Background & Objectives
Difficult-to-treat rheumatoid arthritis (RA) is defined as the failure of two or more classes of biologic or targeted synthetic disease-modifying anti-rheumatic drugs (DMARDs) to control active or progressive disease in patients with RA. Between 5 and 20% of patients with RA have difficult-to-treat RA. The incidence of poly-refractory RA has not been previously established, however.
David et al. investigated the prevalence of poly-refractory RA. RA is considered poly-refractory if a patient has experienced inefficacy or toxicity with at least one drug of all classes, sometimes including the failure of two or more DMARDs within the same class to control disease activity. Additionally, the researchers investigated whether patients with persistent, inflammatory, refractory RA and non-inflammatory, refractory RA, determined by objective ultrasound (US) synovitis, have distinct clinical phenotypes in both EULAR-classified difficult-to-treat -RA and poly-refractory RA groups.
Methods
The researchers conducted a cross-sectional study of 1,591 patients with RA who were being treated with biologic DMARDs. This was conducted as an approved retrospective service evaluation of the Leeds Teaching Hospitals Trust’s specialist RA Biologics Clinic. Patients were identified and included if they had tried two or more classes of biologic and targeted synthetic DMARDs, had a Disease Activity Score of 3.2 or greater in their most recent consultation or extra-articular manifestations of active RA (e.g., glomerulonephritis, pericarditis, scleritis, vasculitis). Data were collected by reviewing electronic medical records from the most recent clinical visit.
Results
Within the group of 247 patients with difficult-to-treat RA, 40 (16%) were classified as having poly-refractory RA, representing 2.7% of all patients treated with DMARDs. The baseline characteristics of patients with poly-refractory RA were generally similar to the non-poly-refractory group. However, more patients in the poly-refractory group had a current or past history of smoking. In addition, patients with poly-refractory RA had a slightly longer disease duration.
Conclusion
David et al. found that only 2.7% of patients with RA treated with biologic or targeted synthetic DMARDs had poly-refractory disease. Among patients with difficult-to-treat RA, under 60% had objective signs of inflammation, representing a target for innovative strategies.

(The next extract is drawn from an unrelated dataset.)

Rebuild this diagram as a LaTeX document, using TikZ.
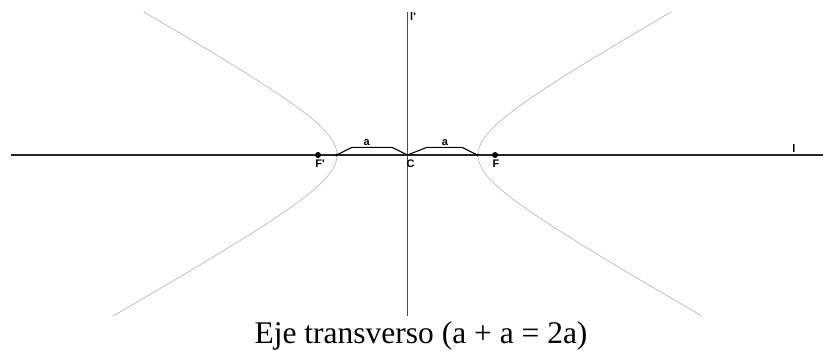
\documentclass[tikz,border=0pt]{standalone}
\usepackage{fontspec}
\setmainfont{Liberation Serif}
\newfontfamily\lblfont{Liberation Sans}
\begin{document}
\begin{tikzpicture}[x=1pt,y=-1pt,
  axis/.style={line width=1.4pt,draw=black!85},
  vaxis/.style={line width=0.8pt,draw=black!70},
  branch/.style={line width=0.6pt,draw=black!30},
  seg/.style={line width=1.1pt,draw=black},
  focus/.style={circle,fill=black,inner sep=0pt,minimum size=6pt},
  vert/.style={circle,fill=black,inner sep=0pt,minimum size=3pt},
  pt/.style={inner sep=0pt,minimum size=0pt},
  lbl/.style={font=\lblfont\bfseries\fontsize{11}{13}\selectfont,inner sep=0pt},
  captext/.style={font=\fontsize{31.5}{36}\selectfont,inner sep=0pt}]
\useasboundingbox (0,0) rectangle (823,351);
% axes
\coordinate (hL) at (11,155);
\coordinate (hR) at (823,155);
\coordinate (vT) at (407.5,12);
\coordinate (vB) at (407.5,316);
\draw[axis] (hL) -- (hR);
\draw[vaxis] (vT) -- (vB);
% hyperbola branches
\draw[branch] plot[domain=-2.107:1.996,samples=120,smooth] ({407.5+70.5*cosh(\x)},{155-39.7*sinh(\x)});
\draw[branch] plot[domain=-2.107:1.996,samples=120,smooth] ({407.5-70.5*cosh(\x)},{155-39.7*sinh(\x)});
% points
\node[pt] (C) at (407.5,155) {};
\node[vert] (V1) at (336.5,155) {};
\node[vert] (V2) at (477.5,155) {};
\node[focus] (F1) at (318,155) {};
\node[focus] (F2) at (495,155) {};
% a-segments
\coordinate (p1) at (352,147.3);
\coordinate (p2) at (392,147.3);
\coordinate (p3) at (427,147.3);
\coordinate (p4) at (462,147.3);
\draw[seg,line join=round] (V1.center) -- (p1) -- (p2) -- (C.center);
\draw[seg,line join=round] (C.center) -- (p3) -- (p4) -- (V2.center);
% labels
\node[lbl] (la1) at (366.7,142.5) {a};
\node[lbl] (la2) at (445,142.5) {a};
\node[lbl] (lF1) at (320,164) {F'};
\node[lbl] (lF2) at (496,164) {F};
\node[lbl] (lC) at (410.7,164) {C};
\node[lbl] (ll) at (794,149) {l};
\node[lbl,anchor=north west] (llp) at (410,12.5) {l'};
\node[captext,anchor=base] (caption) at (421,343) {Eje transverso (a + a = 2a)};
\end{tikzpicture}
\end{document}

Further, patients with difficult-to-treat RA and poly-refractory RA could be split into two distinct subgroups, those with inflammatory, refractory RA and those with non-inflammatory, refractory RA. The sonographically defined non-inflammatory, refractory RA phenotype was identified within all difficult-to-treat RA groups and appears clinically relevant because it was strongly linked to both obesity and clinically diagnosed fibromyalgia. The presence of objective signs of synovitis in the ultrasound would imply the DMARD is not adequately suppressing inflammation, indicating a need to switch the to a different drug.